-- Begin --

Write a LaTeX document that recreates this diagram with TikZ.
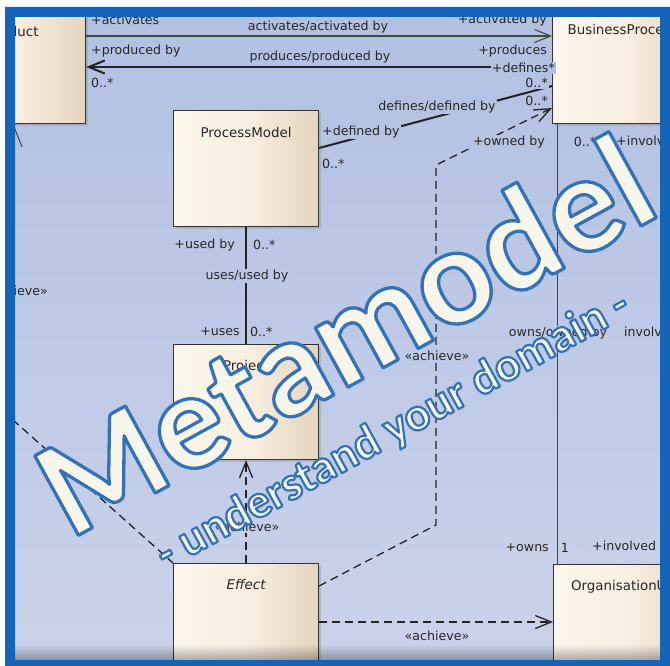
\documentclass[tikz,border=0pt]{standalone}
\usepackage{fontspec}
\setmainfont{DejaVu Sans}
\newfontfamily\bigfont{Carlito}
\usetikzlibrary{arrows.meta,shadows,calc,decorations.pathmorphing,fadings}
\definecolor{frameblue}{RGB}{22,100,184}
\definecolor{bgT}{RGB}{177,193,226}
\definecolor{bgB}{RGB}{203,210,234}
\definecolor{boxL}{RGB}{253,246,236}
\definecolor{boxM}{RGB}{249,239,225}
\definecolor{boxR}{RGB}{229,213,190}
\definecolor{boxline}{RGB}{50,50,50}
\definecolor{ink}{RGB}{38,38,38}
\definecolor{lineink}{RGB}{35,35,35}
\definecolor{cream}{RGB}{248,246,235}
\definecolor{squig}{RGB}{232,92,92}
\newlength\wA \newlength\wB \newlength\wC \newlength\wD \newlength\wE \newlength\wF
\newcommand\labfont{\fontsize{12.6}{14}\selectfont}
\newcommand\ttlfont{\fontsize{13.4}{15}\selectfont}
\newcommand\subfont{\bigfont\bfseries\fontsize{47}{52}\selectfont}
\newcommand\outlined[2]{\special{pdf:literal direct 1 j #1 w 0.20 0.45 0.71 RG 2 Tr}#2\special{pdf:literal direct 0 Tr}}
\newcommand\lbl[5][]{\pgfmathtruncatemacro\pp{(660-#4)/643*100}\node[lab,fill=bgT!\pp!bgB,#1] (#2) at (#3,#4) {#5};}
\begin{document}
\begin{tikzpicture}[x=1pt,y=-1pt,
  lab/.style={font=\labfont, text=ink, inner sep=1pt},
  ttl/.style={font=\ttlfont, text=ink, inner sep=0pt},
  cls/.style={draw=boxline, line width=1.1pt, left color=boxL, right color=boxR, middle color=boxM,
    anchor=north west, inner sep=0pt,
    drop shadow={opacity=0.3, shadow xshift=2.5pt, shadow yshift=-2.5pt}},
  assoc/.style={draw=lineink, line width=2pt},
  thinassoc/.style={draw=lineink!85, line width=1.1pt},
  dep/.style={draw=lineink, line width=1.3pt, dash pattern=on 8pt off 5pt},
  barb/.style={-{Straight Barb[length=16pt,width=13pt]}},
  wavy/.style={draw=squig, line width=0.8pt, decorate, decoration={snake, amplitude=1.1pt, segment length=4.2pt}}
]
\useasboundingbox (0,0) rectangle (670,666);
\fill[white] (0,0) rectangle (670,666);
\begin{scope}
\clip (15,17) rectangle (660,660);
\shade[top color=bgT, bottom color=bgB] (15,17) rectangle (660,660);
% boxes
\path (-60,9) coordinate (prodNW) (173,110) coordinate (pmNW) (552,7) coordinate (bpNW)
      (173,344) coordinate (prjNW) (173,563) coordinate (effNW) (553,564) coordinate (orgNW);
\node[cls, minimum width=145pt, minimum height=114pt] (prod) at (prodNW) {};
\node[cls, minimum width=145pt, minimum height=116pt] (pm) at (pmNW) {};
\node[cls, minimum width=140pt, minimum height=116pt] (bp) at (bpNW) {};
\node[cls, minimum width=145pt, minimum height=115pt] (prj) at (prjNW) {};
\node[cls, minimum width=145pt, minimum height=140pt] (eff) at (effNW) {};
\node[cls, minimum width=148pt, minimum height=140pt] (org) at (orgNW) {};
% connectors
\coordinate (pfree) at (22,147);
\coordinate (lfree) at (3,411);
\coordinate (k1) at (436,525);
\coordinate (k2) at (436,165);
\draw[thinassoc, barb] (prod.east |- 0,36) -- (bp.west |- 0,36);
\draw[assoc, barb] (bp.west |- 0,67) -- (prod.east |- 0,67);
\draw[assoc] (pm.east |- 0,148) -- (bp.west |- 0,86);
\draw[assoc, line width=2.3pt] (pm.south) -- (prj.north);
\draw[thinassoc, line width=1pt] (bp.south -| 557,0) -- (org.north -| 557,0);
\draw[thinassoc, line width=1pt] (prod.south -| 13,0) -- (pfree);
\draw[dep, barb] (eff.east |- 0,586) -- (k1) -- (k2) -- (bp.west |- 0,108);
\draw[dep, barb] (eff.north) -- (prj.south);
\draw[dep, barb] (eff.east |- 0,622) -- (org.west |- 0,622);
\draw[dep] (lfree) -- (eff.north west);
% labels
\lbl[anchor=west]{l1}{90}{20}{+activates}
\lbl{l2}{318}{27}{activates/activated by}
\lbl[anchor=east]{l3}{548}{20}{+activated by}
\lbl[anchor=west]{l4}{90}{51}{+produced by}
\lbl[anchor=west]{l5}{90}{83}{0..*}
\lbl{l6}{320}{57}{produces/produced by}
\lbl[anchor=east]{l7}{548}{51}{+produces}
\lbl[anchor=east]{l8}{556}{68}{+defines*}
\lbl[anchor=east]{l9}{549}{83}{0..*}
\lbl{l10}{437}{107}{defines/defined by}
\lbl[anchor=east]{l11}{549}{101}{0..*}
\lbl[anchor=west]{l12}{321}{132}{+defined by}
\lbl[anchor=west]{l13}{321}{164}{0..*}
\lbl[anchor=east]{l14}{546}{142}{+owned by}
\lbl{l15}{585}{142}{0..*}
\lbl[anchor=west]{l16}{615}{142}{+involved by}
\lbl[anchor=east]{l17}{236}{245}{+used by}
\lbl[anchor=west]{l18}{252}{245}{0..*}
\lbl{l19}{247}{276}{uses/used by}
\lbl[anchor=east]{l20}{241}{332}{+uses}
\lbl[anchor=west]{l21}{249}{332}{0..*}
\lbl[anchor=east]{l22}{49}{291}{«achieve»}
\lbl{l23}{437}{356}{«achieve»}
\lbl{l24}{558}{333}{owns/owned by}
\lbl[anchor=west]{l25}{623}{333}{involves/involved by}
\lbl[anchor=east]{l26}{550}{548}{+owns}
\lbl{l27}{565}{548}{1}
\lbl[anchor=west]{l28}{591}{547}{+involved by}
\lbl{l29}{247}{527}{«achieve»}
\lbl{l30}{437}{636}{«achieve»}
% titles
\node[ttl] (prodT) at ($(prod.north)+(0,23)$) {Product};
\node[ttl] (pmT) at ($(pm.north)+(0,23)$) {ProcessModel};
\node[ttl] (bpT) at ($(bp.north)+(0,23)$) {BusinessProcess};
\node[ttl] (prjT) at ($(prj.north)+(0,23)$) {Project};
\node[ttl, font=\ttlfont\itshape] (effT) at ($(eff.north)+(0,22)$) {Effect};
\node[ttl] (orgT) at ($(org.north)+(0,23)$) {OrganisationUnit};
% big title
\node[anchor=base west, rotate=28.8, inner sep=0pt, text=cream, font=\bigfont\bfseries\fontsize{140}{150}\selectfont] (meta) at (70,540) {\outlined{3.3}{Metamodel}};
\settowidth\wA{\subfont - }
\settowidth\wB{\subfont - understand}
\settowidth\wC{\subfont - understand }
\settowidth\wD{\subfont - understand your}
\settowidth\wE{\subfont - understand your }
\settowidth\wF{\subfont - understand your domain}
\node[anchor=base west, rotate=28.8, inner sep=0pt, text=cream, font=\subfont] (sub) at (166,570) {\outlined{2.2}{- understand your domain -}};
\begin{scope}[shift={(166,570)}, rotate=28.8]
\draw[wavy] (\wA,-5pt) -- (\wB,-5pt);
\draw[wavy] (\wC,-5pt) -- (\wD,-5pt);
\draw[wavy] (\wE,-5pt) -- (\wF,-5pt);
\end{scope}
\fill[black, opacity=0.3, path fading=north] (15,644) rectangle (660,660);
\end{scope}
\fill[frameblue, even odd rule] (5,7) rectangle (670,666) (15,17) rectangle (660,660);
\end{tikzpicture}
\end{document}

-- End --

Your objective
Restate the listing above word for word, and skip the pictures.

Written response
Write a LaTeX document that recreates this diagram with TikZ.
\documentclass[tikz,border=0pt]{standalone}
\usepackage{fontspec}
\setmainfont{DejaVu Sans}
\newfontfamily\bigfont{Carlito}
\usetikzlibrary{arrows.meta,shadows,calc,decorations.pathmorphing,fadings}
\definecolor{frameblue}{RGB}{22,100,184}
\definecolor{bgT}{RGB}{177,193,226}
\definecolor{bgB}{RGB}{203,210,234}
\definecolor{boxL}{RGB}{253,246,236}
\definecolor{boxM}{RGB}{249,239,225}
\definecolor{boxR}{RGB}{229,213,190}
\definecolor{boxline}{RGB}{50,50,50}
\definecolor{ink}{RGB}{38,38,38}
\definecolor{lineink}{RGB}{35,35,35}
\definecolor{cream}{RGB}{248,246,235}
\definecolor{squig}{RGB}{232,92,92}
\newlength\wA \newlength\wB \newlength\wC \newlength\wD \newlength\wE \newlength\wF
\newcommand\labfont{\fontsize{12.6}{14}\selectfont}
\newcommand\ttlfont{\fontsize{13.4}{15}\selectfont}
\newcommand\subfont{\bigfont\bfseries\fontsize{47}{52}\selectfont}
\newcommand\outlined[2]{\special{pdf:literal direct 1 j #1 w 0.20 0.45 0.71 RG 2 Tr}#2\special{pdf:literal direct 0 Tr}}
\newcommand\lbl[5][]{\pgfmathtruncatemacro\pp{(660-#4)/643*100}\node[lab,fill=bgT!\pp!bgB,#1] (#2) at (#3,#4) {#5};}
\begin{document}
\begin{tikzpicture}[x=1pt,y=-1pt,
  lab/.style={font=\labfont, text=ink, inner sep=1pt},
  ttl/.style={font=\ttlfont, text=ink, inner sep=0pt},
  cls/.style={draw=boxline, line width=1.1pt, left color=boxL, right color=boxR, middle color=boxM,
    anchor=north west, inner sep=0pt,
    drop shadow={opacity=0.3, shadow xshift=2.5pt, shadow yshift=-2.5pt}},
  assoc/.style={draw=lineink, line width=2pt},
  thinassoc/.style={draw=lineink!85, line width=1.1pt},
  dep/.style={draw=lineink, line width=1.3pt, dash pattern=on 8pt off 5pt},
  barb/.style={-{Straight Barb[length=16pt,width=13pt]}},
  wavy/.style={draw=squig, line width=0.8pt, decorate, decoration={snake, amplitude=1.1pt, segment length=4.2pt}}
]
\useasboundingbox (0,0) rectangle (670,666);
\fill[white] (0,0) rectangle (670,666);
\begin{scope}
\clip (15,17) rectangle (660,660);
\shade[top color=bgT, bottom color=bgB] (15,17) rectangle (660,660);
% boxes
\path (-60,9) coordinate (prodNW) (173,110) coordinate (pmNW) (552,7) coordinate (bpNW)
      (173,344) coordinate (prjNW) (173,563) coordinate (effNW) (553,564) coordinate (orgNW);
\node[cls, minimum width=145pt, minimum height=114pt] (prod) at (prodNW) {};
\node[cls, minimum width=145pt, minimum height=116pt] (pm) at (pmNW) {};
\node[cls, minimum width=140pt, minimum height=116pt] (bp) at (bpNW) {};
\node[cls, minimum width=145pt, minimum height=115pt] (prj) at (prjNW) {};
\node[cls, minimum width=145pt, minimum height=140pt] (eff) at (effNW) {};
\node[cls, minimum width=148pt, minimum height=140pt] (org) at (orgNW) {};
% connectors
\coordinate (pfree) at (22,147);
\coordinate (lfree) at (3,411);
\coordinate (k1) at (436,525);
\coordinate (k2) at (436,165);
\draw[thinassoc, barb] (prod.east |- 0,36) -- (bp.west |- 0,36);
\draw[assoc, barb] (bp.west |- 0,67) -- (prod.east |- 0,67);
\draw[assoc] (pm.east |- 0,148) -- (bp.west |- 0,86);
\draw[assoc, line width=2.3pt] (pm.south) -- (prj.north);
\draw[thinassoc, line width=1pt] (bp.south -| 557,0) -- (org.north -| 557,0);
\draw[thinassoc, line width=1pt] (prod.south -| 13,0) -- (pfree);
\draw[dep, barb] (eff.east |- 0,586) -- (k1) -- (k2) -- (bp.west |- 0,108);
\draw[dep, barb] (eff.north) -- (prj.south);
\draw[dep, barb] (eff.east |- 0,622) -- (org.west |- 0,622);
\draw[dep] (lfree) -- (eff.north west);
% labels
\lbl[anchor=west]{l1}{90}{20}{+activates}
\lbl{l2}{318}{27}{activates/activated by}
\lbl[anchor=east]{l3}{548}{20}{+activated by}
\lbl[anchor=west]{l4}{90}{51}{+produced by}
\lbl[anchor=west]{l5}{90}{83}{0..*}
\lbl{l6}{320}{57}{produces/produced by}
\lbl[anchor=east]{l7}{548}{51}{+produces}
\lbl[anchor=east]{l8}{556}{68}{+defines*}
\lbl[anchor=east]{l9}{549}{83}{0..*}
\lbl{l10}{437}{107}{defines/defined by}
\lbl[anchor=east]{l11}{549}{101}{0..*}
\lbl[anchor=west]{l12}{321}{132}{+defined by}
\lbl[anchor=west]{l13}{321}{164}{0..*}
\lbl[anchor=east]{l14}{546}{142}{+owned by}
\lbl{l15}{585}{142}{0..*}
\lbl[anchor=west]{l16}{615}{142}{+involved by}
\lbl[anchor=east]{l17}{236}{245}{+used by}
\lbl[anchor=west]{l18}{252}{245}{0..*}
\lbl{l19}{247}{276}{uses/used by}
\lbl[anchor=east]{l20}{241}{332}{+uses}
\lbl[anchor=west]{l21}{249}{332}{0..*}
\lbl[anchor=east]{l22}{49}{291}{«achieve»}
\lbl{l23}{437}{356}{«achieve»}
\lbl{l24}{558}{333}{owns/owned by}
\lbl[anchor=west]{l25}{623}{333}{involves/involved by}
\lbl[anchor=east]{l26}{550}{548}{+owns}
\lbl{l27}{565}{548}{1}
\lbl[anchor=west]{l28}{591}{547}{+involved by}
\lbl{l29}{247}{527}{«achieve»}
\lbl{l30}{437}{636}{«achieve»}
% titles
\node[ttl] (prodT) at ($(prod.north)+(0,23)$) {Product};
\node[ttl] (pmT) at ($(pm.north)+(0,23)$) {ProcessModel};
\node[ttl] (bpT) at ($(bp.north)+(0,23)$) {BusinessProcess};
\node[ttl] (prjT) at ($(prj.north)+(0,23)$) {Project};
\node[ttl, font=\ttlfont\itshape] (effT) at ($(eff.north)+(0,22)$) {Effect};
\node[ttl] (orgT) at ($(org.north)+(0,23)$) {OrganisationUnit};
% big title
\node[anchor=base west, rotate=28.8, inner sep=0pt, text=cream, font=\bigfont\bfseries\fontsize{140}{150}\selectfont] (meta) at (70,540) {\outlined{3.3}{Metamodel}};
\settowidth\wA{\subfont - }
\settowidth\wB{\subfont - understand}
\settowidth\wC{\subfont - understand }
\settowidth\wD{\subfont - understand your}
\settowidth\wE{\subfont - understand your }
\settowidth\wF{\subfont - understand your domain}
\node[anchor=base west, rotate=28.8, inner sep=0pt, text=cream, font=\subfont] (sub) at (166,570) {\outlined{2.2}{- understand your domain -}};
\begin{scope}[shift={(166,570)}, rotate=28.8]
\draw[wavy] (\wA,-5pt) -- (\wB,-5pt);
\draw[wavy] (\wC,-5pt) -- (\wD,-5pt);
\draw[wavy] (\wE,-5pt) -- (\wF,-5pt);
\end{scope}
\fill[black, opacity=0.3, path fading=north] (15,644) rectangle (660,660);
\end{scope}
\fill[frameblue, even odd rule] (5,7) rectangle (670,666) (15,17) rectangle (660,660);
\end{tikzpicture}
\end{document}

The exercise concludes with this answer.